In the entries below, locate the line with "Convert this diagram to TikZ code.", then give again that line and all lines after it, exactly, with pictures omitted.

DATA:
START
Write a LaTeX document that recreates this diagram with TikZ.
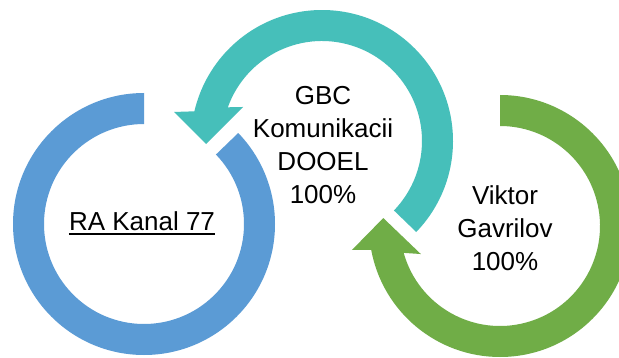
\documentclass[tikz,border=0pt]{standalone}
\usepackage{fontspec}
\setmainfont{Liberation Sans}
\definecolor{bluec}{HTML}{5B9BD5}
\definecolor{tealc}{HTML}{46BFBA}
\definecolor{greenc}{HTML}{70AD47}
\tikzset{
  lbl/.style={align=center, inner sep=0pt, text=black, font=\fontsize{26}{33}\selectfont},
}
\begin{document}
\begin{tikzpicture}[x=1pt,y=1pt]
\useasboundingbox[fill=white] (0,0) rectangle (619,357);
\coordinate (bc) at (144,133);
\coordinate (tc) at (322,216);
\coordinate (gc) at (500,131);
% blue ring
\fill[bluec] ([shift={(90:131pt)}]bc) arc[start angle=90, end angle=404, radius=131pt]
  -- ([shift={(44:100pt)}]bc) arc[start angle=44, end angle=-270, radius=100pt] -- cycle;
% teal arrow
\fill[tealc] ([shift={(-44:131pt)}]tc) arc[start angle=-44, end angle=166.9, radius=131pt]
  -- ([shift={(168.9:150.8pt)}]tc) -- ([shift={(181.5:116pt)}]tc)
  -- ([shift={(156.7:86pt)}]tc) -- ([shift={(160.3:100pt)}]tc)
  arc[start angle=160.3, end angle=-44, radius=100pt] -- cycle;
% green arrow
\fill[greenc] ([shift={(90:131pt)}]gc) arc[start angle=90, end angle=-169.5, radius=131pt]
  -- ([shift={(-170.8:150pt)}]gc) -- ([shift={(176.1:117pt)}]gc)
  -- ([shift={(-160.5:84pt)}]gc) -- ([shift={(-164.4:100pt)}]gc)
  arc[start angle=-164.4, end angle=90, radius=100pt] -- cycle;
% texts
\node[lbl, anchor=base] (rak) at (142,127) {RA Kanal 77};
\draw[line width=2pt] ([yshift=-4pt]rak.base west) -- ([yshift=-4pt]rak.base east);
\node[lbl] (gbc) at (323,212) {GBC\\Komunikacii\\DOOEL\\100\%};
\node[lbl] (vg) at (505,129) {Viktor\\Gavrilov\\100\%};
\end{tikzpicture}
\end{document}
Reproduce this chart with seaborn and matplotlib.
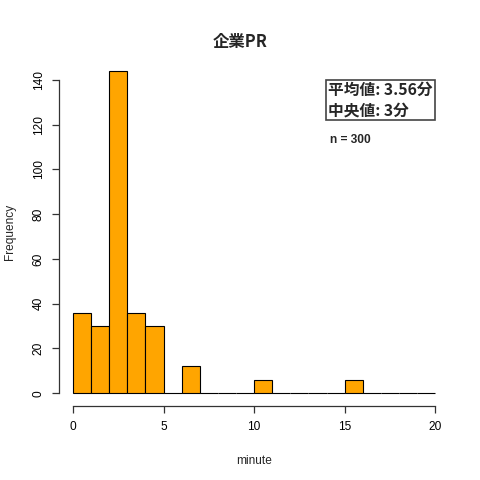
import numpy as np
import matplotlib
matplotlib.use("Agg")
import matplotlib.pyplot as plt
import seaborn as sns

# bin edges (minutes) and counts
bin_edges = list(range(0, 21))
counts = [36, 30, 144, 36, 30, 0, 12, 0, 0, 0, 6, 0, 0, 0, 0, 6, 0, 0, 0, 0]
title = "企業PR"
stats_text = "平均値: 3.56分\n中央値: 3分"
n_text = "n = 300"

sns.set_style("white")
plt.rcParams['font.family'] = ['Liberation Sans', 'Noto Sans CJK JP', 'DejaVu Sans']
cjk = ['Noto Sans CJK JP', 'DejaVu Sans']

mids = [(a + b) / 2 for a, b in zip(bin_edges[:-1], bin_edges[1:])]

fig = plt.figure(figsize=(4.8, 4.8), dpi=100)
ax = fig.add_axes([0.122, 0.154, 0.815, 0.725])

sns.histplot(x=mids, weights=counts, bins=bin_edges, color="#FFA500",
             edgecolor="black", linewidth=0.8, alpha=1, ax=ax)

ax.set_xlim(-0.8, 20.8)
ax.set_ylim(-5.76, 149.76)
ax.set_xticks([0, 5, 10, 15, 20])
ax.set_yticks([0, 20, 40, 60, 80, 100, 120, 140])
for s in ["top", "right"]:
    ax.spines[s].set_visible(False)
ax.spines["bottom"].set_bounds(0, 20)
ax.spines["left"].set_bounds(0, 140)
for s in ["bottom", "left"]:
    ax.spines[s].set_color("#333333")
    ax.spines[s].set_linewidth(0.9)
ax.tick_params(axis="both", direction="out", length=5, width=0.9,
               bottom=True, left=True,
               color="#333333", labelsize=8.6, labelcolor="black")
ax.tick_params(axis="x", pad=6)
ax.tick_params(axis="y", pad=5)
plt.setp(ax.get_yticklabels(), rotation=90, va="center")

ax.set_xlabel("minute", fontsize=8.6)
ax.set_ylabel("Frequency", fontsize=8.6)
ax.xaxis.set_label_coords(0.5, -0.14)
ax.yaxis.set_label_coords(-0.11, 0.5)

fig.text(0.5, 0.912, title, ha="center", va="center", fontsize=11.8,
         fontweight="bold", family=cjk)

ax.text(0.689, 0.932, stats_text, transform=ax.transAxes, ha="left", va="top",
        fontsize=11.3, fontweight="bold", family=cjk, linespacing=1.35,
        bbox=dict(boxstyle="square,pad=0.14", facecolor="white",
                  edgecolor="#444444", linewidth=1.2))
ax.text(0.694, 0.764, n_text, transform=ax.transAxes, ha="left", va="center",
        fontsize=8.6, fontweight="bold")

fig.savefig("out.png", dpi=100)
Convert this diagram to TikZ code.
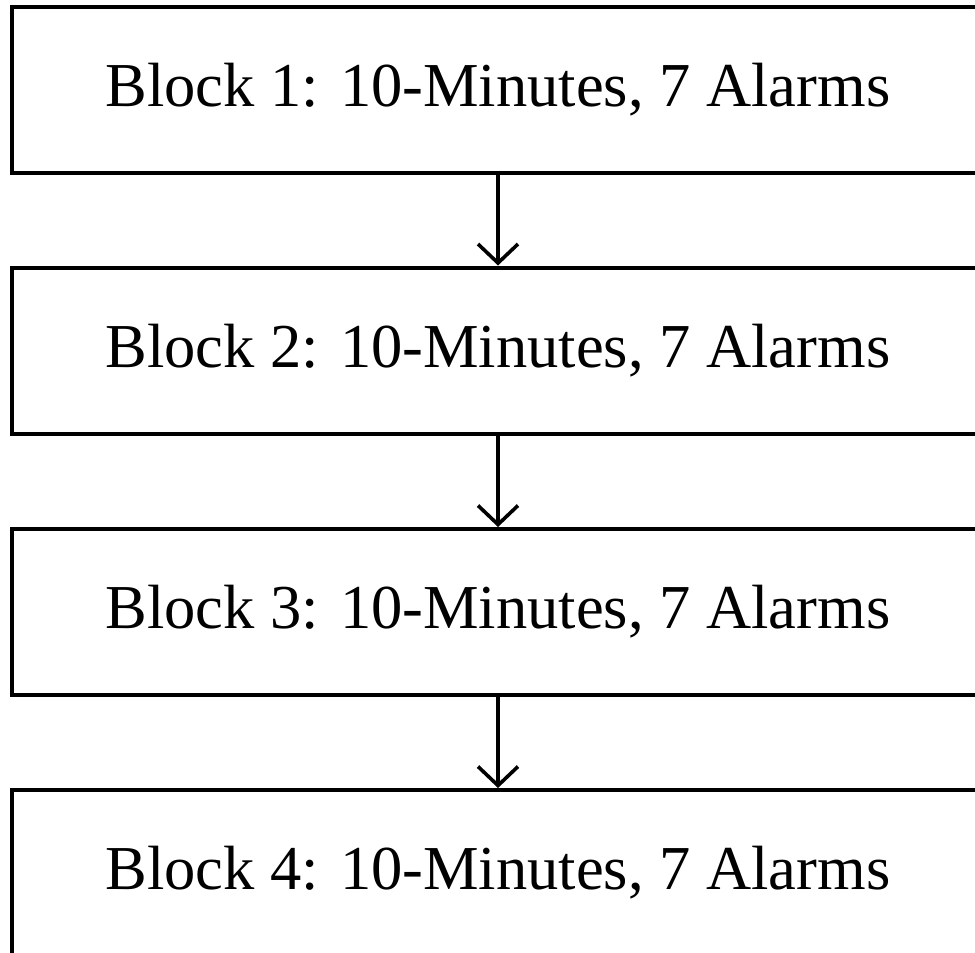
\documentclass[tikz,border=0pt]{standalone}
\usepackage{fontspec}
\setmainfont{Liberation Serif}
\usetikzlibrary{arrows.meta}
\begin{document}
\begin{tikzpicture}[x=1pt,y=-1pt,
  blockbox/.style={draw=black, line width=4pt, fill=white, inner sep=0pt,
    minimum width=972pt, minimum height=166pt,
    font=\fontsize{62.5}{70}\selectfont},
  flow/.style={line width=3.3pt, -{Straight Barb[length=19pt,width=40pt,line width=3.6pt]}}]
  \useasboundingbox (0,0) rectangle (975,953);
  \begin{scope}
    \clip (0,0) rectangle (975,953);
    \node[blockbox] (b1) at (498,90)  {Block 1: 10-Minutes, 7 Alarms};
    \node[blockbox] (b2) at (498,350.5) {Block 2: 10-Minutes, 7 Alarms};
    \node[blockbox] (b3) at (498,612) {Block 3: 10-Minutes, 7 Alarms};
    \node[blockbox] (b4) at (498,873) {Block 4: 10-Minutes, 7 Alarms};
    \draw[flow] (b1.south) -- (b2.north);
    \draw[flow] (b2.south) -- (b3.north);
    \draw[flow] (b3.south) -- (b4.north);
  \end{scope}
\end{tikzpicture}
\end{document}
END
PROBLEM SOLUTION:
Convert this diagram to TikZ code.
\documentclass[tikz,border=0pt]{standalone}
\usepackage{fontspec}
\setmainfont{Liberation Serif}
\usetikzlibrary{arrows.meta}
\begin{document}
\begin{tikzpicture}[x=1pt,y=-1pt,
  blockbox/.style={draw=black, line width=4pt, fill=white, inner sep=0pt,
    minimum width=972pt, minimum height=166pt,
    font=\fontsize{62.5}{70}\selectfont},
  flow/.style={line width=3.3pt, -{Straight Barb[length=19pt,width=40pt,line width=3.6pt]}}]
  \useasboundingbox (0,0) rectangle (975,953);
  \begin{scope}
    \clip (0,0) rectangle (975,953);
    \node[blockbox] (b1) at (498,90)  {Block 1: 10-Minutes, 7 Alarms};
    \node[blockbox] (b2) at (498,350.5) {Block 2: 10-Minutes, 7 Alarms};
    \node[blockbox] (b3) at (498,612) {Block 3: 10-Minutes, 7 Alarms};
    \node[blockbox] (b4) at (498,873) {Block 4: 10-Minutes, 7 Alarms};
    \draw[flow] (b1.south) -- (b2.north);
    \draw[flow] (b2.south) -- (b3.north);
    \draw[flow] (b3.south) -- (b4.north);
  \end{scope}
\end{tikzpicture}
\end{document}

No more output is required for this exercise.